The RPG elements of Pyre are most on display with your team as you’ll have to choose how to respond to them, who to favor, which three to play as (called a triumvirate), and ultimately who to leave behind. The sections of the game where you interact with your team play out like a visual novel. You learn more about the characters through dialogue and make choices that will change the story, in ways both big and small.
During these sections, you’ll become invested in your team and learn more about them, discovering why characters are in exile and why they want to go free. Each choice to free a character becomes a compelling decision as some characters have bonds with each other and react to being split up from their friends. Sometimes, characters ask you to set them free next in order to join someone you’ve already liberated… or characters may even plead with you to lose a match to allow someone else to go free.
Pyre Gameplay
Pyre is not a roguelike like Hades. It plays like a sports game during the rites, with the main objective to score on another team’s goal (their Pyre) and keep them from scoring on yours. While I’m not normally a fan of sports games, each team member has different abilities and ways to maneuver and score, making each teammate feel unique and special and keeping gameplay fun.
Each rite is win or lose, with no option to repeat it. While initially, the stakes are low, with your teammates getting experience for losing or winning, the stakes escalate as the plot advances. Pyre lets you feel the characters’ desperation as time runs out while you try desperately to free your friends from the Downside.

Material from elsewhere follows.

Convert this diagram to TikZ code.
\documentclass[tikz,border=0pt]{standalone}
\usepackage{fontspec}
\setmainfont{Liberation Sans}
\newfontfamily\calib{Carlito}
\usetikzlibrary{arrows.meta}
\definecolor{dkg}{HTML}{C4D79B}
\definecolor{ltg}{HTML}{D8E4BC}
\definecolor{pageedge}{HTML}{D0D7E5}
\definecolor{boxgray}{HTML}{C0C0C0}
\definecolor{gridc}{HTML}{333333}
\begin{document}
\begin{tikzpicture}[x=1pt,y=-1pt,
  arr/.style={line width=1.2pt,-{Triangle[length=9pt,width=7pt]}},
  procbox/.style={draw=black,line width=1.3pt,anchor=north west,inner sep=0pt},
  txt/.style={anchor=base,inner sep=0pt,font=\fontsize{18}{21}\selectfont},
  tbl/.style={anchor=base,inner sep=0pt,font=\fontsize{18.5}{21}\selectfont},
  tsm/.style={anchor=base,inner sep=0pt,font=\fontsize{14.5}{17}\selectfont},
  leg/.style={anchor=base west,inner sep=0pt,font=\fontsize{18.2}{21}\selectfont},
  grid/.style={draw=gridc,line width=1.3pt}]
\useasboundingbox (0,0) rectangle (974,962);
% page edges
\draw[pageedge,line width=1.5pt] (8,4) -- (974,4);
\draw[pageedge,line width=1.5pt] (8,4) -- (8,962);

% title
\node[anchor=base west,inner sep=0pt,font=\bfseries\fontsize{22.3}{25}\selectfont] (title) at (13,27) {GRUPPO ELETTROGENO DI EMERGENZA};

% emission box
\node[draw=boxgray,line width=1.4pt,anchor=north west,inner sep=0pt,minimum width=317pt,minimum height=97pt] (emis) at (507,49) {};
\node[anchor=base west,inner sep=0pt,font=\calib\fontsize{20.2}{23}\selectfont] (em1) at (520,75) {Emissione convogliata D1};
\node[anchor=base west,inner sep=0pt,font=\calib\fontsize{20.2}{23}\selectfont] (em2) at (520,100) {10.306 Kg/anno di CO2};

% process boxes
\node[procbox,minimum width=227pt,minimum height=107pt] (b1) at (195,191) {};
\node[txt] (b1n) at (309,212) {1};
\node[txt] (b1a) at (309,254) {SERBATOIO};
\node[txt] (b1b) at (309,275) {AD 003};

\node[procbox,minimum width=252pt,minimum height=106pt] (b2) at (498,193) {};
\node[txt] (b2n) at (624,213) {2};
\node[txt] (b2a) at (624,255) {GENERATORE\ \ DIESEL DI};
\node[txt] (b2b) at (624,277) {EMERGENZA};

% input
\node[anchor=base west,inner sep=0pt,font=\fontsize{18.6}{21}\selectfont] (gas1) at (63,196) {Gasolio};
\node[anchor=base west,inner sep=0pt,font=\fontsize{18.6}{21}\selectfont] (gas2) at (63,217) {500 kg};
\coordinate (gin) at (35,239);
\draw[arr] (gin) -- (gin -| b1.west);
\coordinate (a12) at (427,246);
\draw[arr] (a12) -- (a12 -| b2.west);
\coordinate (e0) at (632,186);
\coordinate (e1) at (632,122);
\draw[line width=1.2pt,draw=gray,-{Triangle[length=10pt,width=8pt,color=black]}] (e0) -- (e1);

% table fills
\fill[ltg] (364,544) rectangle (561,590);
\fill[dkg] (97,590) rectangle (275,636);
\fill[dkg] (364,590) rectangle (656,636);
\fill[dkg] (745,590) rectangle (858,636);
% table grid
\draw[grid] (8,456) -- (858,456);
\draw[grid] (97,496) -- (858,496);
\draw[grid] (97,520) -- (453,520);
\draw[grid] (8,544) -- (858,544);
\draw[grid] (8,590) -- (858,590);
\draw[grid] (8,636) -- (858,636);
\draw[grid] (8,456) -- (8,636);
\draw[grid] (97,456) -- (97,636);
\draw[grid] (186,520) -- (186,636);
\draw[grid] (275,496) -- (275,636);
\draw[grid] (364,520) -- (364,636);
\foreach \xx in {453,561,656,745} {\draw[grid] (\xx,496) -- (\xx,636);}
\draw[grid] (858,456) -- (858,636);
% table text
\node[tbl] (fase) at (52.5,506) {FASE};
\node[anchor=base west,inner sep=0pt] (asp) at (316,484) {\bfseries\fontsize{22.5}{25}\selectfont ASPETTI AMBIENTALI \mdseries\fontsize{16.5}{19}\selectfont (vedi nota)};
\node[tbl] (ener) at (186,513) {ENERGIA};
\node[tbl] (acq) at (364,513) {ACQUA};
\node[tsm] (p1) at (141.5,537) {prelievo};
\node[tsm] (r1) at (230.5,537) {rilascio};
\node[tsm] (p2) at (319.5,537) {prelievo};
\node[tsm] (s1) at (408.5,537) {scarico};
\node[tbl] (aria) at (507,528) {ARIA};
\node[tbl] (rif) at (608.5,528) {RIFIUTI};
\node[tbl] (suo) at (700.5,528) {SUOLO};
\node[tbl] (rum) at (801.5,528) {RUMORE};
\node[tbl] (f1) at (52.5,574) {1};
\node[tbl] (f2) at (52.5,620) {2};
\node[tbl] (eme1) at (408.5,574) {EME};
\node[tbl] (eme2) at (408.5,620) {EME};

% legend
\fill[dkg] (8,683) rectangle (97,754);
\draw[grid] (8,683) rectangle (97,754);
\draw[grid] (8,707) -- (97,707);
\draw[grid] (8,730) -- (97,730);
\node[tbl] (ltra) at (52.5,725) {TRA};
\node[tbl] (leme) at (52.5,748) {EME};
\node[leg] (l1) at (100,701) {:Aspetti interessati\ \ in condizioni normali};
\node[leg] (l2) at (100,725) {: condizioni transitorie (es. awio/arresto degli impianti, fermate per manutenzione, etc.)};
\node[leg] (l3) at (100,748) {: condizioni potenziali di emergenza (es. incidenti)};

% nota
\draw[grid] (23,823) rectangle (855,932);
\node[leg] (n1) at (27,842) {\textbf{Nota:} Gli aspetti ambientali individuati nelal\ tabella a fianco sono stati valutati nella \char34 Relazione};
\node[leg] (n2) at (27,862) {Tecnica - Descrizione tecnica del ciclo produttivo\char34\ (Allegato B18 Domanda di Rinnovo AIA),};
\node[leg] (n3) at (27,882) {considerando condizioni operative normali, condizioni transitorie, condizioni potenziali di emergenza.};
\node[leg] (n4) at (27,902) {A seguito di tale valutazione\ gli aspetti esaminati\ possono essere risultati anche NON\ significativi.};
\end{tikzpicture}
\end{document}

Each rite in Pyre feels personal, but no moments feel more critical than the liberation rites. While most matches are lower stakes games that generally determine who you’ll be facing in the liberation rite, liberation rites are matches that allow someone to go free and critically alter the game’s story.
If you win a liberation rite, you’ll free one of your favorite characters but be unable to play them again. If you lose you’ll have to watch as someone else goes free instead and watch your team literally lose hope afterward. As the game goes on, getting more members to freedom and choosing the right members to liberate becomes more important. The game became a gripping masterpiece that I stayed up until 5 AM finishing to see how it ended.
Pyre: Your Own Story
Included in Pyre is a story about telling stories, recording its own heroic past, and giving you the chance to have your own story written in the stars. Your foremost vessel of information about the world is an in-game book. Players slowly unlock more sections to reveal the lore of the world and your team’s place within it.

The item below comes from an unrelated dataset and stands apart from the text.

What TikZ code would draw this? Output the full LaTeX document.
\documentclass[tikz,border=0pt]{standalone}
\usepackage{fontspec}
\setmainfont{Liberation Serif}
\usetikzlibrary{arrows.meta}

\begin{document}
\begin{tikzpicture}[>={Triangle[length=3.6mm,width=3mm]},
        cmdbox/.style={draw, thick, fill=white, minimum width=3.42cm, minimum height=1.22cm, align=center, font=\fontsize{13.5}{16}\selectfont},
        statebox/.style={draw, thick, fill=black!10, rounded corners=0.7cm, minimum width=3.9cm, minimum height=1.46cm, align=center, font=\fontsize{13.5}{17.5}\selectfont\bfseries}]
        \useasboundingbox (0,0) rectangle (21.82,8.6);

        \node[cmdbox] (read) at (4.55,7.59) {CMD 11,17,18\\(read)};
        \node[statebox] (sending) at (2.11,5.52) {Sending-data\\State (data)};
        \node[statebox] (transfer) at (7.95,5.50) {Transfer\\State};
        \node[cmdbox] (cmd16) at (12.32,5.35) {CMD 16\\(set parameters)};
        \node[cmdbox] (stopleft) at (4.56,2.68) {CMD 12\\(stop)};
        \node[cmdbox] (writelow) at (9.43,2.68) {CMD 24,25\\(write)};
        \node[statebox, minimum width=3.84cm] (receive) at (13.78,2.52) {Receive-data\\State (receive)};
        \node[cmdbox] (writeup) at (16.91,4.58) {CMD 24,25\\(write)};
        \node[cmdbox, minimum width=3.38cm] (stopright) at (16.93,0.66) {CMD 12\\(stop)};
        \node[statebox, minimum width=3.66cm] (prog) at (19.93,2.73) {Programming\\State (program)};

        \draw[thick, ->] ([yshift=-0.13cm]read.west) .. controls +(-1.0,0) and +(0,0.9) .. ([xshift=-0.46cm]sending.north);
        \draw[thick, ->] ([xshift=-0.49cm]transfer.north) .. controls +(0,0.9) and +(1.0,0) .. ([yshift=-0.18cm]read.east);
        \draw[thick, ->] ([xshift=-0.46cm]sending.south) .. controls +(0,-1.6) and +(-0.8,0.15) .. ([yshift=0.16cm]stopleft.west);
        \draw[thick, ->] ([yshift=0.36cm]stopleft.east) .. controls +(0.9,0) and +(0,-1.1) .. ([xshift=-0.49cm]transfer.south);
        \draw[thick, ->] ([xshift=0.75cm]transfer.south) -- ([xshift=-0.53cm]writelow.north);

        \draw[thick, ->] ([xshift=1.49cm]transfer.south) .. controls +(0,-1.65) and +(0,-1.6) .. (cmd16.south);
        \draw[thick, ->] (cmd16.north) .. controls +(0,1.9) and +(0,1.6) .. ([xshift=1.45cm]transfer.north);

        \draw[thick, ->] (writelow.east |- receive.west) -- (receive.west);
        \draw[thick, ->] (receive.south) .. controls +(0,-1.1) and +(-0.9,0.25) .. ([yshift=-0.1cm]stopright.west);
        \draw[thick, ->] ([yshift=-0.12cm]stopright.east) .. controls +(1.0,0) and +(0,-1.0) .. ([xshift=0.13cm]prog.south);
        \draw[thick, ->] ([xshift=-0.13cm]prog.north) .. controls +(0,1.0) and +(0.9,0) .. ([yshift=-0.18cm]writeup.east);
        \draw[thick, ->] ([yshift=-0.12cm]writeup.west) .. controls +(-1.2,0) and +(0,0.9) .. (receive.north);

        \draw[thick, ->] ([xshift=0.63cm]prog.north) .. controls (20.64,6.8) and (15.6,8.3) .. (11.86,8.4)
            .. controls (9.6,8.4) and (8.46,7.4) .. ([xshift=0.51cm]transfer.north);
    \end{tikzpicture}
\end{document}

The Book of Rites has over 100 pages and details information about everything from why there are dead mythical monsters in each stage of the map, to the secrets of the eight scribes who wrote the book and built the nation you’re from, to your character’s role within the game. Somehow, the Book of Rites manages to be one of the best parts of the game! I’ve spent hours just reading this book, cheering when I beat a rite and coming back to the caravan to discover there was more to read.
Pyre is one of the best games I’ve ever played. It tells a story that now lives rent-free in my head, causing me to listen to its songs on repeat, think about its story, and replay it more than once. In Pyre, you get to write your own story in the stars, culminating in a truly profound experience you’ll only understand if you play for yourself. If you’re looking to give Supergiant another shot while waiting for the full release of Hades II, I highly recommend Pyre.